This filter determines how people deal with a stressful situation.
There are several ways of doing this – by thinking about it, by getting into the feeling of the situation, or actively choosing between the two.
This is similar to the ‘Thinker/Feeler‘ personality of Myers-Briggs. The ‘Thinker’ will use logic and reasoning to deal with a stressful situation, whereas the ‘Feeler’ will associate into the feeling to deal with it.
The ‘Thinker’ is essentially dissociated from the feeling (see the article on Modalities) and can respond in a logical way to the situation. Whilst this has its advantages, it also has some disadvantages in that they can’t empathize with other people.
On the other hand, ‘Feelers’ generally tend to be more empathetic with people and situations. People who prefer a kinaesthetic approach are generally better at physical activities and sports as well. But they are often not able to think logically through the situation to be successful.
The key to success in this area is to be able to move between one and the other at will, and as appropriate.

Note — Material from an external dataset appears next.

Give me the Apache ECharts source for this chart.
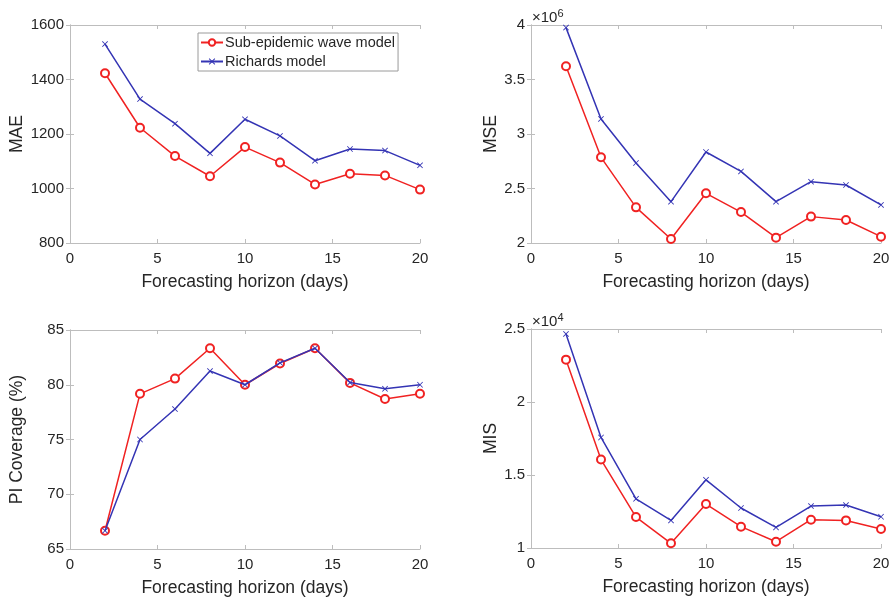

This filter is related to the Judger/Perceiver type from Myers-Briggs.
We all have perceptions of the way time flows from the past to the future.
There are two possibilities here: ‘In Time’ and ‘Through Time.’

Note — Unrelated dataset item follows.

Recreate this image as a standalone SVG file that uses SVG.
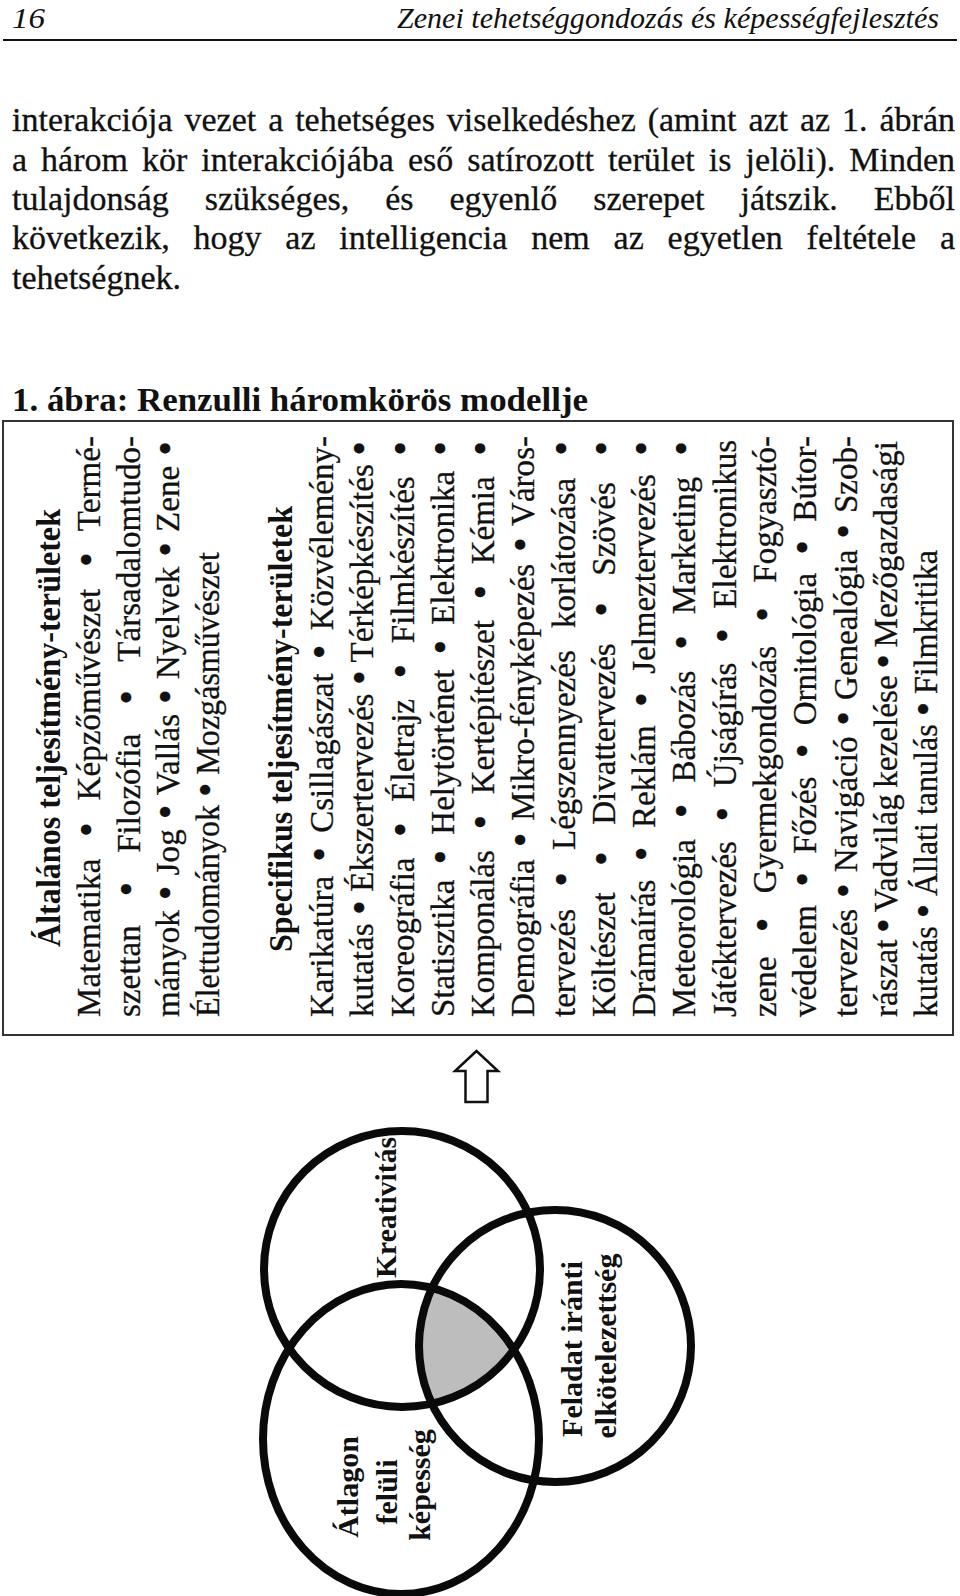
<svg xmlns="http://www.w3.org/2000/svg" width="960" height="1596" viewBox="0 0 960 1596">
<style>
.hd{font-family:"Liberation Serif",serif;font-style:italic;font-size:30px;fill:#111}
.bd{font-family:"Liberation Serif",serif;font-size:34px;fill:#111;stroke:#111;stroke-width:0.3}
.cap{font-family:"Liberation Serif",serif;font-size:34px;font-weight:bold;fill:#111}
.bx{font-family:"Liberation Serif",serif;font-size:33px;fill:#111;stroke:#111;stroke-width:0.3}
.bxh{font-family:"Liberation Serif",serif;font-size:33px;font-weight:bold;fill:#111}
.b{font-size:42px}
.lb{font-family:"Liberation Serif",serif;font-size:30px;font-weight:bold;fill:#111}
.ring{fill:none;stroke:#0a0a0a;stroke-width:8}
</style>
<defs>
<clipPath id="clipLow"><ellipse cx="401" cy="1439" rx="138" ry="155"/></clipPath>
<clipPath id="clipRight"><circle cx="555" cy="1346" r="136"/></clipPath>
</defs>
<rect x="0" y="0" width="960" height="1596" fill="#fff"/>

<g id="header">
<text class="hd" x="12" y="28" textLength="33" lengthAdjust="spacingAndGlyphs">16</text>
<text class="hd" x="397" y="28" textLength="542" lengthAdjust="spacingAndGlyphs">Zenei tehetséggondozás és képességfejlesztés</text>
<line x1="3" y1="40" x2="957" y2="40" stroke="#111" stroke-width="2"/>
</g>

<g id="body-text">
<text class="bd" x="12" y="131" word-spacing="3.4" textLength="943" lengthAdjust="spacing">interakciója vezet a tehetséges viselkedéshez (amint azt az 1. ábrán</text>
<text class="bd" x="12" y="170.5" word-spacing="5.5" textLength="943" lengthAdjust="spacing">a három kör interakciójába eső satírozott terület is jelöli). Minden</text>
<text class="bd" x="12" y="210" word-spacing="27.5" textLength="943" lengthAdjust="spacing">tulajdonság szükséges, és egyenlő szerepet játszik. Ebből</text>
<text class="bd" x="12" y="249" word-spacing="15.3" textLength="943" lengthAdjust="spacing">következik, hogy az intelligencia nem az egyetlen feltétele a</text>
<text class="bd" x="12" y="288.5">tehetségnek.</text>
</g>

<g id="caption">
<text class="cap" x="12" y="411" textLength="576" lengthAdjust="spacingAndGlyphs">1. ábra: Renzulli háromkörös modellje</text>
</g>

<g id="domains-box">
<rect x="3" y="421" width="950" height="614" fill="none" stroke="#333" stroke-width="2"/>
<text class="bxh" transform="translate(60,947) rotate(-90)" textLength="438" lengthAdjust="spacingAndGlyphs">Általános teljesítmény-területek</text>
<text class="bx" transform="translate(100,1017) rotate(-90)" word-spacing="13.3" textLength="581" lengthAdjust="spacing">Matematika <tspan class="b">•</tspan> Képzőművészet <tspan class="b">•</tspan> Termé-</text>
<text class="bx" transform="translate(139.5,1017) rotate(-90)" word-spacing="20.6" textLength="581" lengthAdjust="spacing">szettan <tspan class="b">•</tspan> Filozófia <tspan class="b">•</tspan> Társadalomtudo-</text>
<text class="bx" transform="translate(179,1017) rotate(-90)" word-spacing="1.55" textLength="576" lengthAdjust="spacing">mányok <tspan class="b">•</tspan> Jog <tspan class="b">•</tspan> Vallás <tspan class="b">•</tspan> Nyelvek <tspan class="b">•</tspan> Zene <tspan class="b">•</tspan></text>
<text class="bx" transform="translate(218.5,1017) rotate(-90)" textLength="465" lengthAdjust="spacingAndGlyphs">Élettudományok <tspan class="b">•</tspan> Mozgásművészet</text>

<text class="bxh" transform="translate(292,952) rotate(-90)" textLength="446" lengthAdjust="spacingAndGlyphs">Specifikus teljesítmény-területek</text>
<text class="bx" transform="translate(333,1017) rotate(-90)" word-spacing="5.9" textLength="581" lengthAdjust="spacing">Karikatúra <tspan class="b">•</tspan> Csillagászat <tspan class="b">•</tspan> Közvélemény-</text>
<text class="bx" transform="translate(373.3,1017) rotate(-90)" word-spacing="0.25" textLength="576" lengthAdjust="spacing">kutatás <tspan class="b">•</tspan> Ékszertervezés <tspan class="b">•</tspan> Térképkészítés <tspan class="b">•</tspan></text>
<text class="bx" transform="translate(413.5,1017) rotate(-90)" word-spacing="12.3" textLength="576" lengthAdjust="spacing">Koreográfia <tspan class="b">•</tspan> Életrajz <tspan class="b">•</tspan> Filmkészítés <tspan class="b">•</tspan></text>
<text class="bx" transform="translate(453.8,1017) rotate(-90)" word-spacing="6.8" textLength="576" lengthAdjust="spacing">Statisztika <tspan class="b">•</tspan> Helytörténet <tspan class="b">•</tspan> Elektronika <tspan class="b">•</tspan></text>
<text class="bx" transform="translate(494.1,1017) rotate(-90)" word-spacing="12.3" textLength="576" lengthAdjust="spacing">Komponálás <tspan class="b">•</tspan> Kertépítészet <tspan class="b">•</tspan> Kémia <tspan class="b">•</tspan></text>
<text class="bx" transform="translate(534.4,1017) rotate(-90)" word-spacing="3.6" textLength="581" lengthAdjust="spacing">Demográfia <tspan class="b">•</tspan> Mikro-fényképezés <tspan class="b">•</tspan> Város-</text>
<text class="bx" transform="translate(574.6,1017) rotate(-90)" word-spacing="13.9" textLength="576" lengthAdjust="spacing">tervezés <tspan class="b">•</tspan> Légszennyezés korlátozása <tspan class="b">•</tspan></text>
<text class="bx" transform="translate(614.9,1017) rotate(-90)" word-spacing="18.2" textLength="576" lengthAdjust="spacing">Költészet <tspan class="b">•</tspan> Divattervezés <tspan class="b">•</tspan> Szövés <tspan class="b">•</tspan></text>
<text class="bx" transform="translate(655.2,1017) rotate(-90)" word-spacing="10.2" textLength="576" lengthAdjust="spacing">Drámaírás <tspan class="b">•</tspan> Reklám <tspan class="b">•</tspan> Jelmeztervezés <tspan class="b">•</tspan></text>
<text class="bx" transform="translate(695.4,1017) rotate(-90)" word-spacing="12.7" textLength="576" lengthAdjust="spacing">Meteorológia <tspan class="b">•</tspan> Bábozás <tspan class="b">•</tspan> Marketing <tspan class="b">•</tspan></text>
<text class="bx" transform="translate(735.7,1017) rotate(-90)" word-spacing="11.3" textLength="577" lengthAdjust="spacing">Játéktervezés <tspan class="b">•</tspan> Újságírás <tspan class="b">•</tspan> Elektronikus</text>
<text class="bx" transform="translate(776,1017) rotate(-90)" word-spacing="16" textLength="581" lengthAdjust="spacing">zene <tspan class="b">•</tspan> Gyermekgondozás <tspan class="b">•</tspan> Fogyasztó-</text>
<text class="bx" transform="translate(816.2,1017) rotate(-90)" word-spacing="10" textLength="581" lengthAdjust="spacing">védelem <tspan class="b">•</tspan> Főzés <tspan class="b">•</tspan> Ornitológia <tspan class="b">•</tspan> Bútor-</text>
<text class="bx" transform="translate(856.5,1017) rotate(-90)" word-spacing="2.7" textLength="581" lengthAdjust="spacing">tervezés <tspan class="b">•</tspan> Navigáció <tspan class="b">•</tspan> Genealógia <tspan class="b">•</tspan> Szob-</text>
<text class="bx" transform="translate(896.8,1017) rotate(-90)" word-spacing="-1.9" textLength="576" lengthAdjust="spacing">rászat <tspan class="b">•</tspan> Vadvilág kezelése <tspan class="b">•</tspan> Mezőgazdasági</text>
<text class="bx" transform="translate(937,1017) rotate(-90)" textLength="467" lengthAdjust="spacingAndGlyphs">kutatás <tspan class="b">•</tspan> Állati tanulás <tspan class="b">•</tspan> Filmkritika</text>
</g>

<g id="connectors">
<polygon id="arrow-up" points="476.5,1051 455,1071 465.5,1071 465.5,1102 487.5,1102 487.5,1071 498,1071" fill="#fff" stroke="#111" stroke-width="2.5" stroke-linejoin="miter"/>
</g>

<g id="overlap">
<g clip-path="url(#clipRight)">
<circle cx="402" cy="1269" r="138" fill="#bdbdbd" clip-path="url(#clipLow)"/>
</g>
</g>

<g id="circle-kreativitas">
<circle class="ring" cx="402" cy="1269" r="138"/>
<text class="lb" transform="translate(396,1278) rotate(-90)" textLength="141" lengthAdjust="spacingAndGlyphs">Kreativitás</text>
</g>

<g id="circle-feladat">
<circle class="ring" cx="555" cy="1346" r="136"/>
<text class="lb" transform="translate(582,1349) rotate(-90)" text-anchor="middle">Feladat iránti</text>
<text class="lb" transform="translate(616,1346) rotate(-90)" text-anchor="middle">elkötelezettség</text>
</g>

<g id="circle-atlagon">
<ellipse class="ring" cx="401" cy="1439" rx="138" ry="155"/>
<text class="lb" transform="translate(358,1487) rotate(-90)" text-anchor="middle">Átlagon</text>
<text class="lb" transform="translate(397,1492) rotate(-90)" text-anchor="middle">felüli</text>
<text class="lb" transform="translate(430,1485) rotate(-90)" text-anchor="middle">képesség</text>
</g>
</svg>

People whose filter is ‘In Time’ tend to correspond with the ‘Judger’ personality. For those whose filters is ‘Through Time’ tend to be the ‘Perceiver’ personality.
‘Through Time’ people usually see their timeline flowing through them from the past (behind them) to the future (in front of them). They tend to be very casual about time and are often late for appointments and miss the bus or train.
‘In Time’ people usually see the entire timeline in front of them. with the past to the left and the future to the right. They tend to make schedules for everything and get annoyed if things like the train is late or they miss the bus. They have lists for everything and plan things out to the minutest detail – even when they are on holiday!
There are times when one side of the filter is more appropriate than the other.
For instance when you go on holidays you probably don’t want to think too much about time once you get to your destination so you need to be ‘Through time’. However when you travel to your destination you probably want to be ‘in time’ for the plane or train.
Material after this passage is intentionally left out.